--- Dataset section ---

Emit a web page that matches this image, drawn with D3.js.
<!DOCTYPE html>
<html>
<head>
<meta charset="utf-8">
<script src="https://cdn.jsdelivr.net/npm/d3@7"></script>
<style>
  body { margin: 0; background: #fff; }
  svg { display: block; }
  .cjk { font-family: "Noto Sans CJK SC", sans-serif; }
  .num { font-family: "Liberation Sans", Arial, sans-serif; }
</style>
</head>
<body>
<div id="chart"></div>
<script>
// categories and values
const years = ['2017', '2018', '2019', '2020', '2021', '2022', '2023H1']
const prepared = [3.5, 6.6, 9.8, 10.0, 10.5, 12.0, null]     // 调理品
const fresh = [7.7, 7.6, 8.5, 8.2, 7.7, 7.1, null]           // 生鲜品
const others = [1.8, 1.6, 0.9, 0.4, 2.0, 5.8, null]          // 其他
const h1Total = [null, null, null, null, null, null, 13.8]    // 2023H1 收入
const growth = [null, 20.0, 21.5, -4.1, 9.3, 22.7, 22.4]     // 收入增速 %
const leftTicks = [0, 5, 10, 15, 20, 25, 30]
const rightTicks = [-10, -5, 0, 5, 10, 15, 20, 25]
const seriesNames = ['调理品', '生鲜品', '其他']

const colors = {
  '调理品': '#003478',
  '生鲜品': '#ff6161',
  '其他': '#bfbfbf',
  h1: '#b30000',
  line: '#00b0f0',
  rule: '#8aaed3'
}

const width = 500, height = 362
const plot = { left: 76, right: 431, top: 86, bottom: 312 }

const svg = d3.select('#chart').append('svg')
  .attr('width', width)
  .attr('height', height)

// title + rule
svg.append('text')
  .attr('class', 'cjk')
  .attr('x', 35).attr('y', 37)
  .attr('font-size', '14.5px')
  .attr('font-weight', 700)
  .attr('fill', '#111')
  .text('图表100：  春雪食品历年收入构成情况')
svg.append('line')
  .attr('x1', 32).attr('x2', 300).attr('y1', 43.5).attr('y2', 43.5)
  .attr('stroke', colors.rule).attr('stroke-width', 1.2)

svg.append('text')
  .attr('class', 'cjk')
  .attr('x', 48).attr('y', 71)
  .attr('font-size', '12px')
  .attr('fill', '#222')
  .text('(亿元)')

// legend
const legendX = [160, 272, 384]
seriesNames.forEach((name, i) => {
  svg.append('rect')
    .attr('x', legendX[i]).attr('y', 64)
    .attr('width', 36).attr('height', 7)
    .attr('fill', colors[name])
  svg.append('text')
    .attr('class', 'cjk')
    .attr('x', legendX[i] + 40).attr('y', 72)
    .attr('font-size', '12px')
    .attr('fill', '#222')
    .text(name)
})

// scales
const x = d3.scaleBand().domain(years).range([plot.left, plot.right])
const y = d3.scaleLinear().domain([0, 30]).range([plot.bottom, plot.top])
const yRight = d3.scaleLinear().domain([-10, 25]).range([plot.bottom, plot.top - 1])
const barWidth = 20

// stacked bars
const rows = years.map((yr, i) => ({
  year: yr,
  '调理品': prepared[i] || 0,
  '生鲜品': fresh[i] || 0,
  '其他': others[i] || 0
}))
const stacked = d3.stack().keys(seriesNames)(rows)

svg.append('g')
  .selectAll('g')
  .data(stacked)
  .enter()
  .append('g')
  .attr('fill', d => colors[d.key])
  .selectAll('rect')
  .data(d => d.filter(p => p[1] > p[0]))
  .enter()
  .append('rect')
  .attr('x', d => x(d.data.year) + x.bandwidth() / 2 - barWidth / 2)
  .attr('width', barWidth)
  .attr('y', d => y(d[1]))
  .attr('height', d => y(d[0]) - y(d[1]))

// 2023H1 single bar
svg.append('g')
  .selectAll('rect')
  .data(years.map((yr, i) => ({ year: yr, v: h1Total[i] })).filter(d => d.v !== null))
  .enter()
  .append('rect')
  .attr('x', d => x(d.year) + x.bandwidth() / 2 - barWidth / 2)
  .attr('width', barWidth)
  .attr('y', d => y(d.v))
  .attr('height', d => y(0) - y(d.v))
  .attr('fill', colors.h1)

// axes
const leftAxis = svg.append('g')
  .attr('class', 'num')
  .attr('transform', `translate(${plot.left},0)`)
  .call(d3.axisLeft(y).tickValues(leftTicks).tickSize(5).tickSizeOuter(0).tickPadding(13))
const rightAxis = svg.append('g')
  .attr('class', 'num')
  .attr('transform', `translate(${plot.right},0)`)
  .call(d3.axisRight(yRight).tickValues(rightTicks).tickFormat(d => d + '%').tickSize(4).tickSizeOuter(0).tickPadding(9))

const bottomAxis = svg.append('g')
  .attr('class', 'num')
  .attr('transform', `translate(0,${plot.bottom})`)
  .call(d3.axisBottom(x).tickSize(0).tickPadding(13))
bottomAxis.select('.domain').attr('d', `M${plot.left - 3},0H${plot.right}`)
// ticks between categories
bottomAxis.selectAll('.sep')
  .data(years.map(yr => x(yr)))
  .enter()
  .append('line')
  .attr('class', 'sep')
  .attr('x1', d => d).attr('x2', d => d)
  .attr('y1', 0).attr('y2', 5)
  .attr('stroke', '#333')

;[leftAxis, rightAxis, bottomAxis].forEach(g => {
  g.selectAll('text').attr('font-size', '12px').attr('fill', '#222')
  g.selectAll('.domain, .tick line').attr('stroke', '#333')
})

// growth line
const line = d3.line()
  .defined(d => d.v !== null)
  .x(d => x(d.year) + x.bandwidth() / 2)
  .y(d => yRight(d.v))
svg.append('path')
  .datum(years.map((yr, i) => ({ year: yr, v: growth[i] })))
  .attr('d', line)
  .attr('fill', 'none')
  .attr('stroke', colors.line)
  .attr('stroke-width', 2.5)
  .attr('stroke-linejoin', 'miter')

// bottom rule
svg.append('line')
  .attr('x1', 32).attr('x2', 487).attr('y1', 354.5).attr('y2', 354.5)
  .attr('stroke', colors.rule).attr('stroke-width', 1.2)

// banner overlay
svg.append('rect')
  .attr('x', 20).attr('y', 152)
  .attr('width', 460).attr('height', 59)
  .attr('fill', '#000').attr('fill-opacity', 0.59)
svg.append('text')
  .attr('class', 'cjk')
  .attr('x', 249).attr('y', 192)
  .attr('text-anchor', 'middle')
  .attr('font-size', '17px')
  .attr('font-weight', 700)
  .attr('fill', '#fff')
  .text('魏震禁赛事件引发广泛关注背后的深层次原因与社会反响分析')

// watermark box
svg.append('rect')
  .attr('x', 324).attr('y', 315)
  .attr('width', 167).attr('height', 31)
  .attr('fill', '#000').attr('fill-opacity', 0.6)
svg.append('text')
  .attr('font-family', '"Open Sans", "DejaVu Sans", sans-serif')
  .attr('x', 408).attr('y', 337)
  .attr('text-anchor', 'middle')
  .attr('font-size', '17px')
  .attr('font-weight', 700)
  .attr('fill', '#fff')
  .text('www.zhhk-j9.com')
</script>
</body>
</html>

--- Problem details ---
Retype the listing exactly, in full.

--- The completed task ---
Emit a web page that matches this image, drawn with D3.js.
<!DOCTYPE html>
<html>
<head>
<meta charset="utf-8">
<script src="https://cdn.jsdelivr.net/npm/d3@7"></script>
<style>
  body { margin: 0; background: #fff; }
  svg { display: block; }
  .cjk { font-family: "Noto Sans CJK SC", sans-serif; }
  .num { font-family: "Liberation Sans", Arial, sans-serif; }
</style>
</head>
<body>
<div id="chart"></div>
<script>
// categories and values
const years = ['2017', '2018', '2019', '2020', '2021', '2022', '2023H1']
const prepared = [3.5, 6.6, 9.8, 10.0, 10.5, 12.0, null]     // 调理品
const fresh = [7.7, 7.6, 8.5, 8.2, 7.7, 7.1, null]           // 生鲜品
const others = [1.8, 1.6, 0.9, 0.4, 2.0, 5.8, null]          // 其他
const h1Total = [null, null, null, null, null, null, 13.8]    // 2023H1 收入
const growth = [null, 20.0, 21.5, -4.1, 9.3, 22.7, 22.4]     // 收入增速 %
const leftTicks = [0, 5, 10, 15, 20, 25, 30]
const rightTicks = [-10, -5, 0, 5, 10, 15, 20, 25]
const seriesNames = ['调理品', '生鲜品', '其他']

const colors = {
  '调理品': '#003478',
  '生鲜品': '#ff6161',
  '其他': '#bfbfbf',
  h1: '#b30000',
  line: '#00b0f0',
  rule: '#8aaed3'
}

const width = 500, height = 362
const plot = { left: 76, right: 431, top: 86, bottom: 312 }

const svg = d3.select('#chart').append('svg')
  .attr('width', width)
  .attr('height', height)

// title + rule
svg.append('text')
  .attr('class', 'cjk')
  .attr('x', 35).attr('y', 37)
  .attr('font-size', '14.5px')
  .attr('font-weight', 700)
  .attr('fill', '#111')
  .text('图表100：  春雪食品历年收入构成情况')
svg.append('line')
  .attr('x1', 32).attr('x2', 300).attr('y1', 43.5).attr('y2', 43.5)
  .attr('stroke', colors.rule).attr('stroke-width', 1.2)

svg.append('text')
  .attr('class', 'cjk')
  .attr('x', 48).attr('y', 71)
  .attr('font-size', '12px')
  .attr('fill', '#222')
  .text('(亿元)')

// legend
const legendX = [160, 272, 384]
seriesNames.forEach((name, i) => {
  svg.append('rect')
    .attr('x', legendX[i]).attr('y', 64)
    .attr('width', 36).attr('height', 7)
    .attr('fill', colors[name])
  svg.append('text')
    .attr('class', 'cjk')
    .attr('x', legendX[i] + 40).attr('y', 72)
    .attr('font-size', '12px')
    .attr('fill', '#222')
    .text(name)
})

// scales
const x = d3.scaleBand().domain(years).range([plot.left, plot.right])
const y = d3.scaleLinear().domain([0, 30]).range([plot.bottom, plot.top])
const yRight = d3.scaleLinear().domain([-10, 25]).range([plot.bottom, plot.top - 1])
const barWidth = 20

// stacked bars
const rows = years.map((yr, i) => ({
  year: yr,
  '调理品': prepared[i] || 0,
  '生鲜品': fresh[i] || 0,
  '其他': others[i] || 0
}))
const stacked = d3.stack().keys(seriesNames)(rows)

svg.append('g')
  .selectAll('g')
  .data(stacked)
  .enter()
  .append('g')
  .attr('fill', d => colors[d.key])
  .selectAll('rect')
  .data(d => d.filter(p => p[1] > p[0]))
  .enter()
  .append('rect')
  .attr('x', d => x(d.data.year) + x.bandwidth() / 2 - barWidth / 2)
  .attr('width', barWidth)
  .attr('y', d => y(d[1]))
  .attr('height', d => y(d[0]) - y(d[1]))

// 2023H1 single bar
svg.append('g')
  .selectAll('rect')
  .data(years.map((yr, i) => ({ year: yr, v: h1Total[i] })).filter(d => d.v !== null))
  .enter()
  .append('rect')
  .attr('x', d => x(d.year) + x.bandwidth() / 2 - barWidth / 2)
  .attr('width', barWidth)
  .attr('y', d => y(d.v))
  .attr('height', d => y(0) - y(d.v))
  .attr('fill', colors.h1)

// axes
const leftAxis = svg.append('g')
  .attr('class', 'num')
  .attr('transform', `translate(${plot.left},0)`)
  .call(d3.axisLeft(y).tickValues(leftTicks).tickSize(5).tickSizeOuter(0).tickPadding(13))
const rightAxis = svg.append('g')
  .attr('class', 'num')
  .attr('transform', `translate(${plot.right},0)`)
  .call(d3.axisRight(yRight).tickValues(rightTicks).tickFormat(d => d + '%').tickSize(4).tickSizeOuter(0).tickPadding(9))

const bottomAxis = svg.append('g')
  .attr('class', 'num')
  .attr('transform', `translate(0,${plot.bottom})`)
  .call(d3.axisBottom(x).tickSize(0).tickPadding(13))
bottomAxis.select('.domain').attr('d', `M${plot.left - 3},0H${plot.right}`)
// ticks between categories
bottomAxis.selectAll('.sep')
  .data(years.map(yr => x(yr)))
  .enter()
  .append('line')
  .attr('class', 'sep')
  .attr('x1', d => d).attr('x2', d => d)
  .attr('y1', 0).attr('y2', 5)
  .attr('stroke', '#333')

;[leftAxis, rightAxis, bottomAxis].forEach(g => {
  g.selectAll('text').attr('font-size', '12px').attr('fill', '#222')
  g.selectAll('.domain, .tick line').attr('stroke', '#333')
})

// growth line
const line = d3.line()
  .defined(d => d.v !== null)
  .x(d => x(d.year) + x.bandwidth() / 2)
  .y(d => yRight(d.v))
svg.append('path')
  .datum(years.map((yr, i) => ({ year: yr, v: growth[i] })))
  .attr('d', line)
  .attr('fill', 'none')
  .attr('stroke', colors.line)
  .attr('stroke-width', 2.5)
  .attr('stroke-linejoin', 'miter')

// bottom rule
svg.append('line')
  .attr('x1', 32).attr('x2', 487).attr('y1', 354.5).attr('y2', 354.5)
  .attr('stroke', colors.rule).attr('stroke-width', 1.2)

// banner overlay
svg.append('rect')
  .attr('x', 20).attr('y', 152)
  .attr('width', 460).attr('height', 59)
  .attr('fill', '#000').attr('fill-opacity', 0.59)
svg.append('text')
  .attr('class', 'cjk')
  .attr('x', 249).attr('y', 192)
  .attr('text-anchor', 'middle')
  .attr('font-size', '17px')
  .attr('font-weight', 700)
  .attr('fill', '#fff')
  .text('魏震禁赛事件引发广泛关注背后的深层次原因与社会反响分析')

// watermark box
svg.append('rect')
  .attr('x', 324).attr('y', 315)
  .attr('width', 167).attr('height', 31)
  .attr('fill', '#000').attr('fill-opacity', 0.6)
svg.append('text')
  .attr('font-family', '"Open Sans", "DejaVu Sans", sans-serif')
  .attr('x', 408).attr('y', 337)
  .attr('text-anchor', 'middle')
  .attr('font-size', '17px')
  .attr('font-weight', 700)
  .attr('fill', '#fff')
  .text('www.zhhk-j9.com')
</script>
</body>
</html>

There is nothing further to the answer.